Искусству нас учили неплохие учителя. Были и скверные. Но в истории наций все вожди веков у нас за спиной – наши политические лидеры – были плохими учителями и теперь завели нас почти что в тупик. Наши руководители Государства непременно бывали порочными, узколобыми и глупыми людьми… потому что для руководства мертвой массой им нужно произносить мертвые слова и проповедовать мертвые пути (а один из таких путей – война), лишь тогда мертвые умы их услышат. История, раз она выстроена наподобие улья, оставила нам только кровь, пытки и отходы – даже теперь, после чуть ли не 2000 лет полухристианской культуры, на улицах полно пьяных, нищих и голодных, убийц, полиции и одиноких калек, а новорожденных впихивают в самую середку оставшегося говна – Общества.

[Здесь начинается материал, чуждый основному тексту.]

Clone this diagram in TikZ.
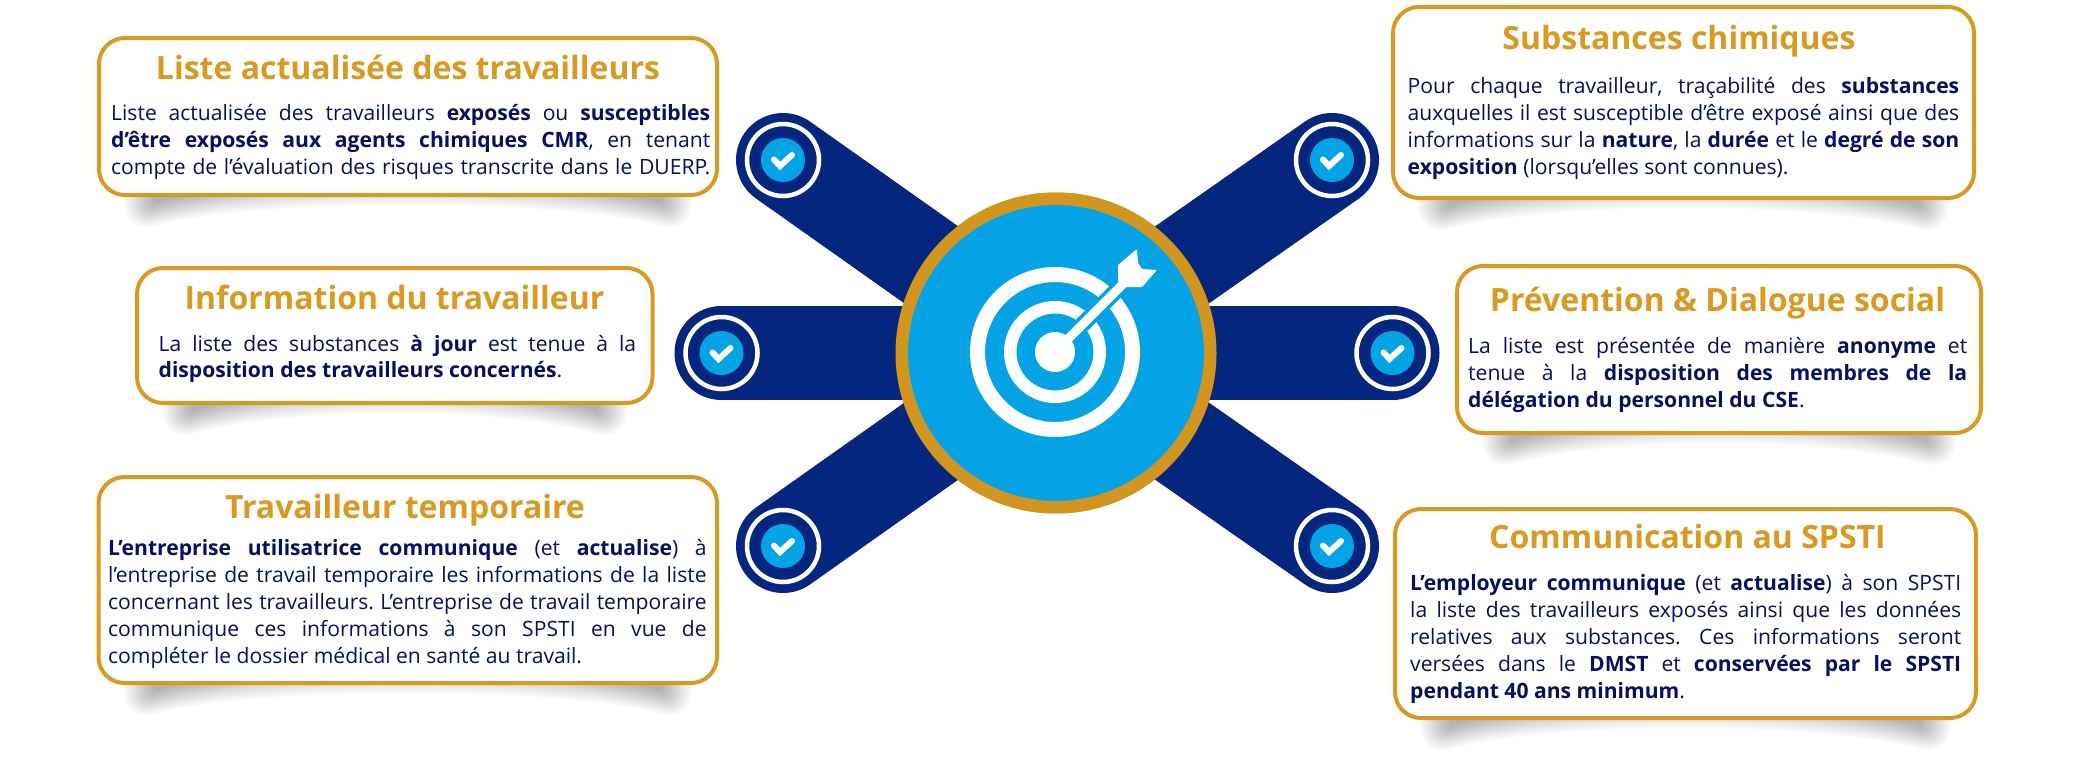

Не знаю, можно ли вообще спасти мир; для этого потребуется невообразимый и почти невозможный поворот. Но если не можем спасти мир, по крайней мере давайте знать, что это, где мы.
Можно отыскать много, много спасителей мира. Спасителей мира почти столько же, сколько мертвых. И к сожалению, почти все спасители мира уже умерли. Забыв где-то по пути спасти самих себя.
Что примерно тут и подводит нас к этому грязному слову ПОЭЗИЯ. Ладно:
Писатели поэзии, будучи членами выживающего общества, неизбежно вращают руль этого общества в точности до той степени, до которой сами в него втянулись, внутри него. В действительности, если выживают они неплохо, в смысле $$$$, внутри этого общества они вынуждены неизбежно поддерживать его своим стихоплетством, либо, если не согласны с историей или обществом, – достаточно порочны или же умны для того, чтоб любезно этого не упоминать. Чаще всего поэтому их поэзии остается болтать с великой тонкостью о чем-нибудь бесполезном. Грязная, тупая, мелкая игра. Большинство нашей скверной и приемлемой поэзии сочиняется преподами английского из университетов на содержании государства, богачей, промышленности. Это осторожные учителя, их подобрали, чтоб они воспитывали осторожных людей, и верхняя игра не прекращалась, меж тем как в нижней игре, у нижнего эшелона людей и наций, все оно летает над головой. Игра ведется при полном сотрудничестве тупиц верхней культуры… разве что мелкие, злобные и ссыкливые раздоры из-за власти между ними.
Если у человека в голове есть хоть какое-то разумение или же хоть какое-то чувство в сердце, он ни за что не пойдет в университет, даже будь ему это по карману. Ему нечему там учиться, кроме того, что случилось в истории того-сего, а он уже знает, что было в истории того-сего, – он же не вчера на свет появился. Давайте, стало быть, скажем, что человек рождается с неким манером данного разумения и кое-что из него удерживает по мере своего роста в дюймах, футах, годах. Университет не годится, потому что он есть продолжение естественной истории смерти. Однако общество утверждает, будто человек без университетского образования – поскольку отказывается длить игру – должен выступать нижним, конечным игроком: мальчишкой-газетчиком, помощником официанта, судомоем, мойщиком машин, уборщиком, чем угодно.